_Exercise directions_
Repeat the material verbatim. Images are excluded from the copy.

_Source excerpt_
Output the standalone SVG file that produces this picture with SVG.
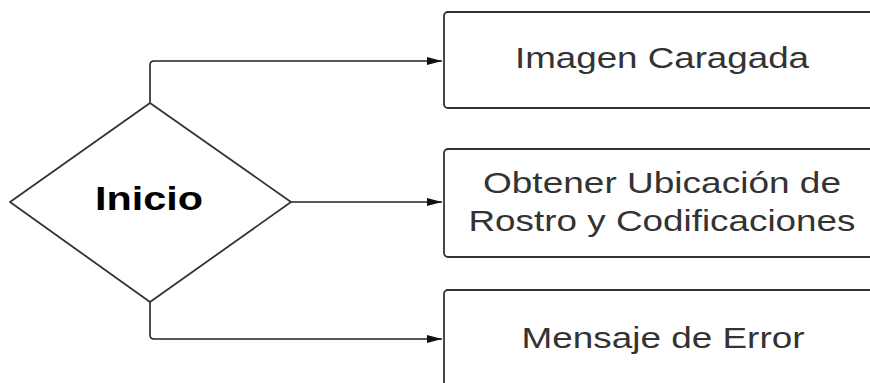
<svg xmlns="http://www.w3.org/2000/svg" width="870" height="383" viewBox="0 0 870 383">
  <style>
    .shape { fill: #ffffff; stroke: #333333; stroke-width: 1.8; stroke-linejoin: round; }
    .conn { fill: none; stroke: #222222; stroke-width: 1.6; }
    .lbl { font-family: "Liberation Sans", Arial, sans-serif; font-size: 30px; fill: #333333; text-anchor: middle; }
    .bold { font-family: "Liberation Sans", Arial, sans-serif; font-size: 34px; font-weight: bold; fill: #000000; text-anchor: middle; }
  </style>
  <defs>
    <marker id="arrow" markerUnits="userSpaceOnUse" markerWidth="16" markerHeight="10" refX="15" refY="5" orient="auto">
      <path d="M0,1 L15,5 L0,9 Z" fill="#111111"/>
    </marker>
  </defs>
  <rect width="870" height="383" fill="#ffffff"/>
  <g id="connectors">
    <path class="conn" d="M150,103 L150,65 Q150,61 154,61 L442,61" marker-end="url(#arrow)"/>
    <path class="conn" d="M291,202 L442,202" marker-end="url(#arrow)"/>
    <path class="conn" d="M150,302 L150,335 Q150,339 154,339 L442,339" marker-end="url(#arrow)"/>
  </g>
  <g id="inicio">
    <polygon class="shape" points="10,202 150,103 291,202 150,302"/>
    <text class="bold" x="149" y="210" textLength="108" lengthAdjust="spacingAndGlyphs">Inicio</text>
  </g>
  <g id="imagen">
    <rect class="shape" x="444" y="12" width="440" height="96" rx="4"/>
    <text class="lbl" x="662" y="68" textLength="294" lengthAdjust="spacingAndGlyphs">Imagen Caragada</text>
  </g>
  <g id="obtener">
    <rect class="shape" x="444" y="149" width="440" height="108" rx="4"/>
    <text class="lbl" x="662" y="193" textLength="358" lengthAdjust="spacingAndGlyphs">Obtener Ubicación de</text>
    <text class="lbl" x="662" y="231" textLength="387" lengthAdjust="spacingAndGlyphs">Rostro y Codificaciones</text>
  </g>
  <g id="error">
    <rect class="shape" x="444" y="290" width="440" height="120" rx="4"/>
    <text class="lbl" x="663" y="348" textLength="283" lengthAdjust="spacingAndGlyphs">Mensaje de Error</text>
  </g>
</svg>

_Completed exercise_
Output the standalone SVG file that produces this picture with SVG.
<svg xmlns="http://www.w3.org/2000/svg" width="870" height="383" viewBox="0 0 870 383">
  <style>
    .shape { fill: #ffffff; stroke: #333333; stroke-width: 1.8; stroke-linejoin: round; }
    .conn { fill: none; stroke: #222222; stroke-width: 1.6; }
    .lbl { font-family: "Liberation Sans", Arial, sans-serif; font-size: 30px; fill: #333333; text-anchor: middle; }
    .bold { font-family: "Liberation Sans", Arial, sans-serif; font-size: 34px; font-weight: bold; fill: #000000; text-anchor: middle; }
  </style>
  <defs>
    <marker id="arrow" markerUnits="userSpaceOnUse" markerWidth="16" markerHeight="10" refX="15" refY="5" orient="auto">
      <path d="M0,1 L15,5 L0,9 Z" fill="#111111"/>
    </marker>
  </defs>
  <rect width="870" height="383" fill="#ffffff"/>
  <g id="connectors">
    <path class="conn" d="M150,103 L150,65 Q150,61 154,61 L442,61" marker-end="url(#arrow)"/>
    <path class="conn" d="M291,202 L442,202" marker-end="url(#arrow)"/>
    <path class="conn" d="M150,302 L150,335 Q150,339 154,339 L442,339" marker-end="url(#arrow)"/>
  </g>
  <g id="inicio">
    <polygon class="shape" points="10,202 150,103 291,202 150,302"/>
    <text class="bold" x="149" y="210" textLength="108" lengthAdjust="spacingAndGlyphs">Inicio</text>
  </g>
  <g id="imagen">
    <rect class="shape" x="444" y="12" width="440" height="96" rx="4"/>
    <text class="lbl" x="662" y="68" textLength="294" lengthAdjust="spacingAndGlyphs">Imagen Caragada</text>
  </g>
  <g id="obtener">
    <rect class="shape" x="444" y="149" width="440" height="108" rx="4"/>
    <text class="lbl" x="662" y="193" textLength="358" lengthAdjust="spacingAndGlyphs">Obtener Ubicación de</text>
    <text class="lbl" x="662" y="231" textLength="387" lengthAdjust="spacingAndGlyphs">Rostro y Codificaciones</text>
  </g>
  <g id="error">
    <rect class="shape" x="444" y="290" width="440" height="120" rx="4"/>
    <text class="lbl" x="663" y="348" textLength="283" lengthAdjust="spacingAndGlyphs">Mensaje de Error</text>
  </g>
</svg>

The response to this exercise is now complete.